> _Information provided_
___

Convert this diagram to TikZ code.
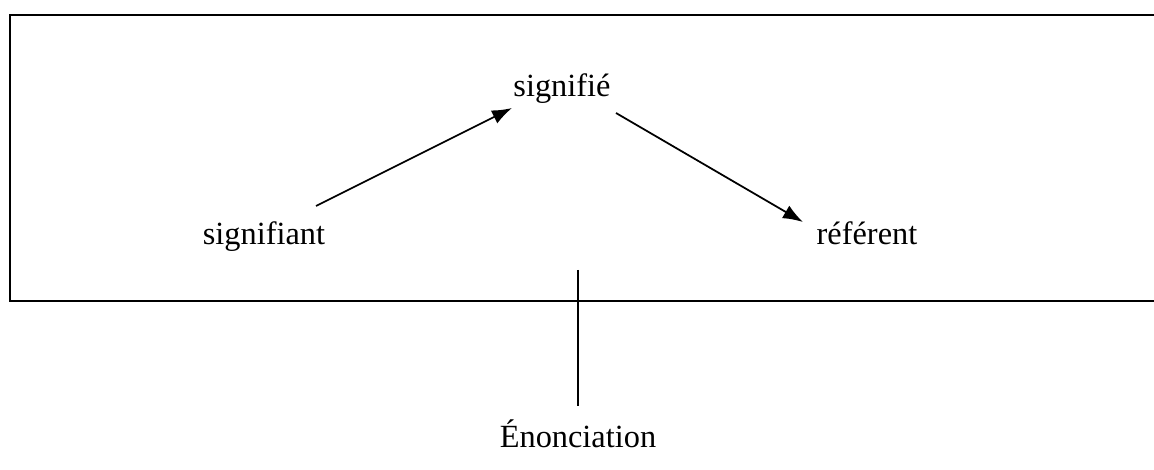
\documentclass[tikz,border=0pt]{standalone}
\usepackage{fontspec}
\setmainfont{Liberation Serif}
\usetikzlibrary{arrows.meta}

\tikzset{
  mot/.style={anchor=base, inner sep=0pt, font=\fontsize{9.2}{11}\selectfont},
  fleche/.style={line width=0.5pt, -{Latex[length=2mm, width=1.45mm]}},
  trait/.style={line width=0.6pt}
}

\begin{document}
\begin{tikzpicture}[x=0.01cm, y=-0.01cm]
            \useasboundingbox (0,0) rectangle (1154,470);
            \clip (0,0) rectangle (1154,470);
            % cadre
            \draw[trait] (10,15) rectangle (1180,301);

            \node[mot] (signifie) at (562,97) {signifié};
            \node[mot] (signifiant) at (264,245) {signifiant};
            \node[mot] (referent) at (867,245) {référent};
            \node[mot] (enonciation) at (578,447) {Énonciation};

            \coordinate (d1) at (316,206);
            \coordinate (f1) at (512,108);
            \coordinate (d2) at (616,113);
            \coordinate (f2) at (803,222);
            \coordinate (haut) at (578,270);
            \coordinate (bas) at (578,406);

            \draw[fleche] (d1) -- (f1);
            \draw[fleche] (d2) -- (f2);
            \draw[trait] (haut) -- (bas);
        \end{tikzpicture}
\end{document}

___

Repeat the listing above from its first line through the line that contains "(enonciation) at (578,447)", both included, and nothing more. Drop the pictures.

Convert this diagram to TikZ code.
\documentclass[tikz,border=0pt]{standalone}
\usepackage{fontspec}
\setmainfont{Liberation Serif}
\usetikzlibrary{arrows.meta}

\tikzset{
  mot/.style={anchor=base, inner sep=0pt, font=\fontsize{9.2}{11}\selectfont},
  fleche/.style={line width=0.5pt, -{Latex[length=2mm, width=1.45mm]}},
  trait/.style={line width=0.6pt}
}

\begin{document}
\begin{tikzpicture}[x=0.01cm, y=-0.01cm]
            \useasboundingbox (0,0) rectangle (1154,470);
            \clip (0,0) rectangle (1154,470);
            % cadre
            \draw[trait] (10,15) rectangle (1180,301);

            \node[mot] (signifie) at (562,97) {signifié};
            \node[mot] (signifiant) at (264,245) {signifiant};
            \node[mot] (referent) at (867,245) {référent};
            \node[mot] (enonciation) at (578,447) {Énonciation};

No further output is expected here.